INSTRUCTION – Reproduce exactly the lines below, from the first one through the line containing "import * as", and omit any pictures.

SUPPLIED DATA –
• • • •

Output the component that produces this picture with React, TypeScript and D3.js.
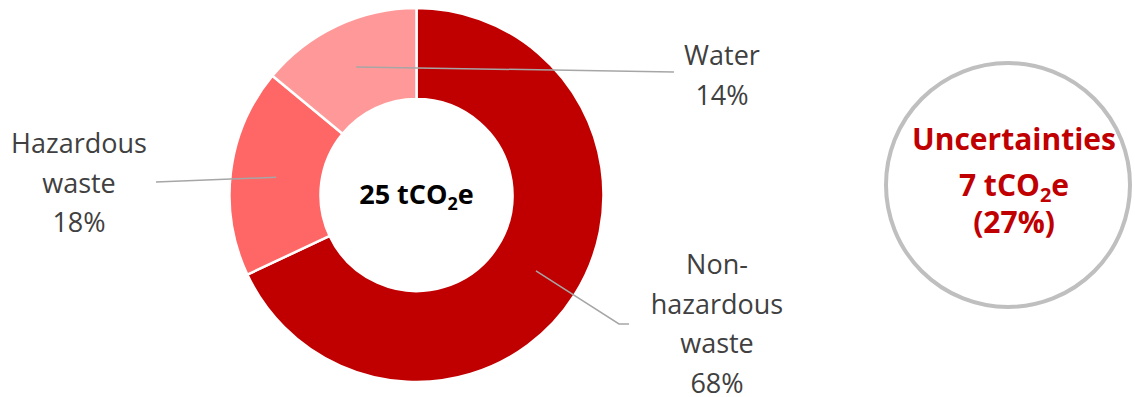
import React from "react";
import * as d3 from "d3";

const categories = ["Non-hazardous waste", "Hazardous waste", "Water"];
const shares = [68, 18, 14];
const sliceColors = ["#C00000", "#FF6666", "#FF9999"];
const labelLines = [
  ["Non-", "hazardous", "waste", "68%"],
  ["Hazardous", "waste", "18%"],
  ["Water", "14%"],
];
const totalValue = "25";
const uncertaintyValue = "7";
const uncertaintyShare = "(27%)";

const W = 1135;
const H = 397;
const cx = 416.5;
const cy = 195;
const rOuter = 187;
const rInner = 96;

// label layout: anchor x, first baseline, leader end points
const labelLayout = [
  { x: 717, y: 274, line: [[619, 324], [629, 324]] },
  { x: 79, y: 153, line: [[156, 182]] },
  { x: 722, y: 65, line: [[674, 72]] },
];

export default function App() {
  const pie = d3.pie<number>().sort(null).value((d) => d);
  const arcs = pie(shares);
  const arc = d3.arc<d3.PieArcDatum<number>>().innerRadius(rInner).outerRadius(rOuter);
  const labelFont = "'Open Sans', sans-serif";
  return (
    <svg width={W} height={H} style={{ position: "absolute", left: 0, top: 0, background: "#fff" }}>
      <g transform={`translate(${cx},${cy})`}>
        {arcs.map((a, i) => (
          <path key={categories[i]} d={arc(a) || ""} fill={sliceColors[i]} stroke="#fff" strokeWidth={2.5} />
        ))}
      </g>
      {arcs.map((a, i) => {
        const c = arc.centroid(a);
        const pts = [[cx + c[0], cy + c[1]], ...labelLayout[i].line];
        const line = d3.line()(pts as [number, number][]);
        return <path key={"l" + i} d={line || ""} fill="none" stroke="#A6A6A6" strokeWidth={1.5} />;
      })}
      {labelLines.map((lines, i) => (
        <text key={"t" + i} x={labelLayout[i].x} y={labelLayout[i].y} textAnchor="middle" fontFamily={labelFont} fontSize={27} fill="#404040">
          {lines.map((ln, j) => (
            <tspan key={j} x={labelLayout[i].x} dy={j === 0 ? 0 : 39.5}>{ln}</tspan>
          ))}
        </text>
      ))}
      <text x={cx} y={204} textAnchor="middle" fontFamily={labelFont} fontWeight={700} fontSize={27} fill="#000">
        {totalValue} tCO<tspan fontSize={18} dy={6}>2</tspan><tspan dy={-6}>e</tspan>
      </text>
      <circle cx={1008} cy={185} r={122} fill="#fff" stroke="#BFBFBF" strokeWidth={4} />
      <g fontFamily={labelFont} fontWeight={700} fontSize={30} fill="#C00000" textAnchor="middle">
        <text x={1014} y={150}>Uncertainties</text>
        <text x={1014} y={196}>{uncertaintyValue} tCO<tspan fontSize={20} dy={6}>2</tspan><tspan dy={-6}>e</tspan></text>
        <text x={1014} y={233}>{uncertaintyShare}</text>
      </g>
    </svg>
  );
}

• • • •

FINAL ANSWER –
Output the component that produces this picture with React, TypeScript and D3.js.
import React from "react";
import * as d3 from "d3";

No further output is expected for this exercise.